■ **Prompt**:
Each line below should be retyped exactly, with no pictures.

■ **Given data**:
----
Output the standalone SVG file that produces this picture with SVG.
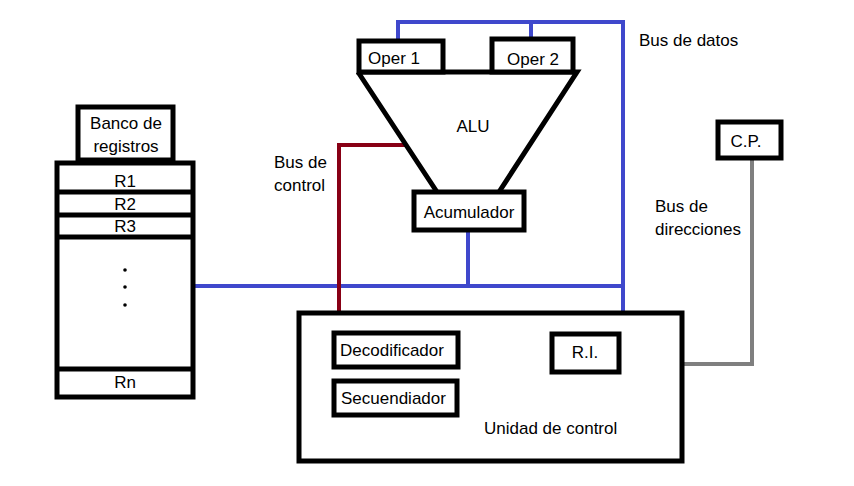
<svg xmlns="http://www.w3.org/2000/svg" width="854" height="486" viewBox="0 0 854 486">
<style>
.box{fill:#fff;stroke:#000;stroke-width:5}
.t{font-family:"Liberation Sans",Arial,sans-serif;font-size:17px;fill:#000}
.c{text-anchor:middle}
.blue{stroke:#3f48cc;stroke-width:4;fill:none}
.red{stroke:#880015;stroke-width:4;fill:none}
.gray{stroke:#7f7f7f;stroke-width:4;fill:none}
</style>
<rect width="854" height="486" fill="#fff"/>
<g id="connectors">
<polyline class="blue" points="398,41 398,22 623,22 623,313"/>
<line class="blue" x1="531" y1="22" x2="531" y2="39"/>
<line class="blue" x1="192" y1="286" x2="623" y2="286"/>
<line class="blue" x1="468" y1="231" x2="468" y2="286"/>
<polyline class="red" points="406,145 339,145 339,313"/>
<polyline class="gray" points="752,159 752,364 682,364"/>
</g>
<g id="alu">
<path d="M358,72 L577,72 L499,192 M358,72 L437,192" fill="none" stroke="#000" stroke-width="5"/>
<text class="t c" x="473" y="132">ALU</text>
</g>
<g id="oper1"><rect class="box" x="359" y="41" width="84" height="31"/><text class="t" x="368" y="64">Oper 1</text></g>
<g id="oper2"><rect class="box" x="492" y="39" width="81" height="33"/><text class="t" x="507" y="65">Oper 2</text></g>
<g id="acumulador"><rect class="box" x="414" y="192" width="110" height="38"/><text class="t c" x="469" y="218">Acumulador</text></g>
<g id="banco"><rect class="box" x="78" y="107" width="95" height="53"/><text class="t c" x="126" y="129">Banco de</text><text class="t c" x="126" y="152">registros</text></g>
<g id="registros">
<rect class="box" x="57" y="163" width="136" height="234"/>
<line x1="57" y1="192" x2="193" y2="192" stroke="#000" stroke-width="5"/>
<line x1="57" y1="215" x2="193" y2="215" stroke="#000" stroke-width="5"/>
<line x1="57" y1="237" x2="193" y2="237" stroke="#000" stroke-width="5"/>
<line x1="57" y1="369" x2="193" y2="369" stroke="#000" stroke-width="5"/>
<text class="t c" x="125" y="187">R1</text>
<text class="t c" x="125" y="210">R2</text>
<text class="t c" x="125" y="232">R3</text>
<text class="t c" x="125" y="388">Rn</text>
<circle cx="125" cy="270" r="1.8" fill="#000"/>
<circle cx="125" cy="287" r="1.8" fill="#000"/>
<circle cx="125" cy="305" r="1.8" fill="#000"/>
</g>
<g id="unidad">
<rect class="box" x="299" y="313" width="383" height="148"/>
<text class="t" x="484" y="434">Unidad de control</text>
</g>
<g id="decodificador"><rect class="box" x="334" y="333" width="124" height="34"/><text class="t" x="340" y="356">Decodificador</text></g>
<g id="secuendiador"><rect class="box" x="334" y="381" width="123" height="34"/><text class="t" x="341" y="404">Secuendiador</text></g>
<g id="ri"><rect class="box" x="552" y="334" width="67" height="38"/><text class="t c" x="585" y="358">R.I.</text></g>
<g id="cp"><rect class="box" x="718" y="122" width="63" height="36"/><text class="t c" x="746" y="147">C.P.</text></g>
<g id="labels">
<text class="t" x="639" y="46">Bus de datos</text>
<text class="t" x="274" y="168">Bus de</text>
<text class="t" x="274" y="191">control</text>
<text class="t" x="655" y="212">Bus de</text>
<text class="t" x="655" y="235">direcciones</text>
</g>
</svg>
----
■ **Solved problem**:
Output the standalone SVG file that produces this picture with SVG.
<svg xmlns="http://www.w3.org/2000/svg" width="854" height="486" viewBox="0 0 854 486">
<style>
.box{fill:#fff;stroke:#000;stroke-width:5}
.t{font-family:"Liberation Sans",Arial,sans-serif;font-size:17px;fill:#000}
.c{text-anchor:middle}
.blue{stroke:#3f48cc;stroke-width:4;fill:none}
.red{stroke:#880015;stroke-width:4;fill:none}
.gray{stroke:#7f7f7f;stroke-width:4;fill:none}
</style>
<rect width="854" height="486" fill="#fff"/>
<g id="connectors">
<polyline class="blue" points="398,41 398,22 623,22 623,313"/>
<line class="blue" x1="531" y1="22" x2="531" y2="39"/>
<line class="blue" x1="192" y1="286" x2="623" y2="286"/>
<line class="blue" x1="468" y1="231" x2="468" y2="286"/>
<polyline class="red" points="406,145 339,145 339,313"/>
<polyline class="gray" points="752,159 752,364 682,364"/>
</g>
<g id="alu">
<path d="M358,72 L577,72 L499,192 M358,72 L437,192" fill="none" stroke="#000" stroke-width="5"/>
<text class="t c" x="473" y="132">ALU</text>
</g>
<g id="oper1"><rect class="box" x="359" y="41" width="84" height="31"/><text class="t" x="368" y="64">Oper 1</text></g>
<g id="oper2"><rect class="box" x="492" y="39" width="81" height="33"/><text class="t" x="507" y="65">Oper 2</text></g>
<g id="acumulador"><rect class="box" x="414" y="192" width="110" height="38"/><text class="t c" x="469" y="218">Acumulador</text></g>
<g id="banco"><rect class="box" x="78" y="107" width="95" height="53"/><text class="t c" x="126" y="129">Banco de</text><text class="t c" x="126" y="152">registros</text></g>
<g id="registros">
<rect class="box" x="57" y="163" width="136" height="234"/>
<line x1="57" y1="192" x2="193" y2="192" stroke="#000" stroke-width="5"/>
<line x1="57" y1="215" x2="193" y2="215" stroke="#000" stroke-width="5"/>
<line x1="57" y1="237" x2="193" y2="237" stroke="#000" stroke-width="5"/>
<line x1="57" y1="369" x2="193" y2="369" stroke="#000" stroke-width="5"/>
<text class="t c" x="125" y="187">R1</text>
<text class="t c" x="125" y="210">R2</text>
<text class="t c" x="125" y="232">R3</text>
<text class="t c" x="125" y="388">Rn</text>
<circle cx="125" cy="270" r="1.8" fill="#000"/>
<circle cx="125" cy="287" r="1.8" fill="#000"/>
<circle cx="125" cy="305" r="1.8" fill="#000"/>
</g>
<g id="unidad">
<rect class="box" x="299" y="313" width="383" height="148"/>
<text class="t" x="484" y="434">Unidad de control</text>
</g>
<g id="decodificador"><rect class="box" x="334" y="333" width="124" height="34"/><text class="t" x="340" y="356">Decodificador</text></g>
<g id="secuendiador"><rect class="box" x="334" y="381" width="123" height="34"/><text class="t" x="341" y="404">Secuendiador</text></g>
<g id="ri"><rect class="box" x="552" y="334" width="67" height="38"/><text class="t c" x="585" y="358">R.I.</text></g>
<g id="cp"><rect class="box" x="718" y="122" width="63" height="36"/><text class="t c" x="746" y="147">C.P.</text></g>
<g id="labels">
<text class="t" x="639" y="46">Bus de datos</text>
<text class="t" x="274" y="168">Bus de</text>
<text class="t" x="274" y="191">control</text>
<text class="t" x="655" y="212">Bus de</text>
<text class="t" x="655" y="235">direcciones</text>
</g>
</svg>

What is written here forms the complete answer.